Unseen Horizons: Unveiling the Real Capability of LLM Code Generation Beyond the Familiar

arXiv:2412.08109v213 citationsh-index: 13
Originality Incremental advance
AI Analysis

This work addresses the challenge of evaluating LLMs for code generation in real-world software development, though it is incremental as it builds on existing evaluation methods by adding obfuscation.

The paper tackles the problem of accurately assessing LLM code generation capabilities by addressing gaps in current evaluation datasets, such as exposure and timeliness, and introduces a code-obfuscation benchmark called OBFUSEVAL. The results show that after obfuscation, the average decrease in test pass rate can be up to 62.5%.

Recently, large language models (LLMs) have shown strong potential in code generation tasks. However, there are still gaps before they can be fully applied in actual software development processes. Accurately assessing the code generation capabilities of large language models has become an important basis for evaluating and improving the models. Some existing works have constructed datasets to evaluate the capabilities of these models. However, the current evaluation process may encounter the illusion of "Specialist in Familiarity", primarily due to three gaps: the exposure of target code, case timeliness, and dependency availability. The fundamental reason for these gaps is that the code in current datasets may have been extensively exposed and exercised during the training phase, and due to the continuous training and development of LLM, their timeliness has been severely compromised. The key to solve the problem is to, as much as possible, evaluate the LLMs using code that they have not encountered before. Thus, the fundamental idea in this paper is to draw on the concept of code obfuscation, changing code at different levels while ensuring the functionality and output.
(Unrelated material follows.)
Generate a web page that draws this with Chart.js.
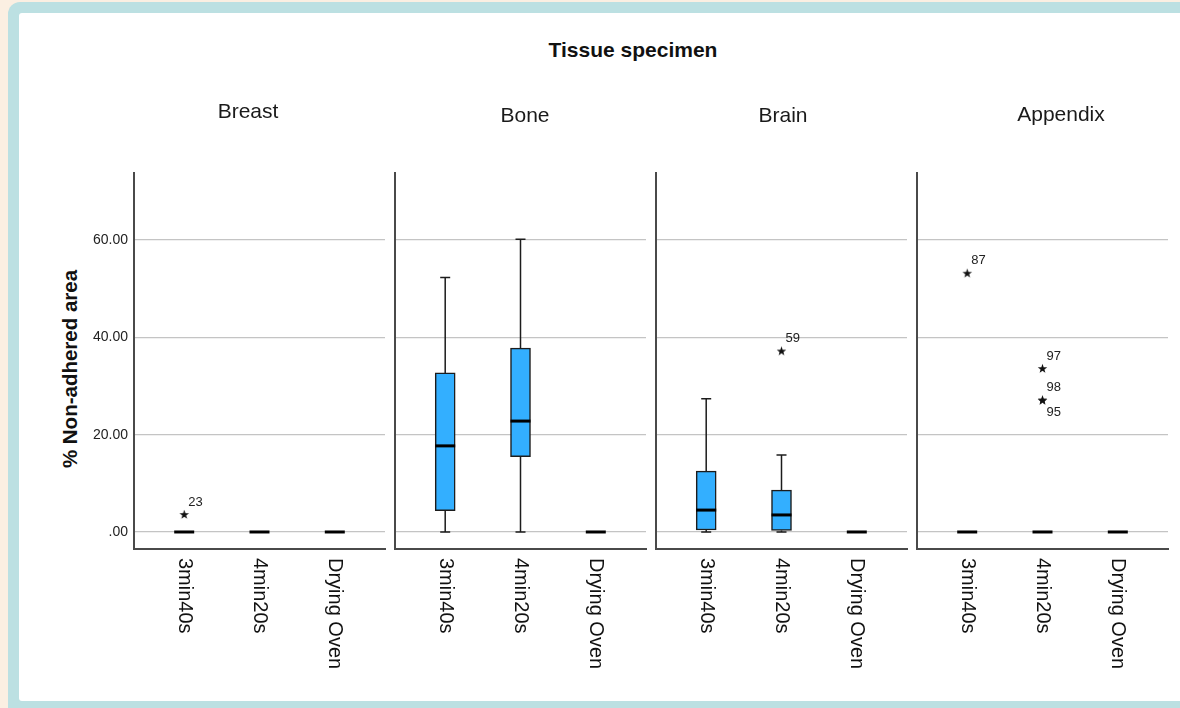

To this end, we build a code-obfuscation based benchmark OBFUSEVAL. We first collect 1,354 raw cases from five real-world projects, including function description and code. Then we use three-level strategy (symbol, structure and semantic) to obfuscate descriptions, code and context dependencies. We evaluate four LLMs on OBFU- SEVAL and compared the effectiveness of different obfuscation strategy. We use official test suites of these projects to evaluate the generated code. The results show that after obfuscation, the average decrease ratio of test pass rate can up to 62.5%.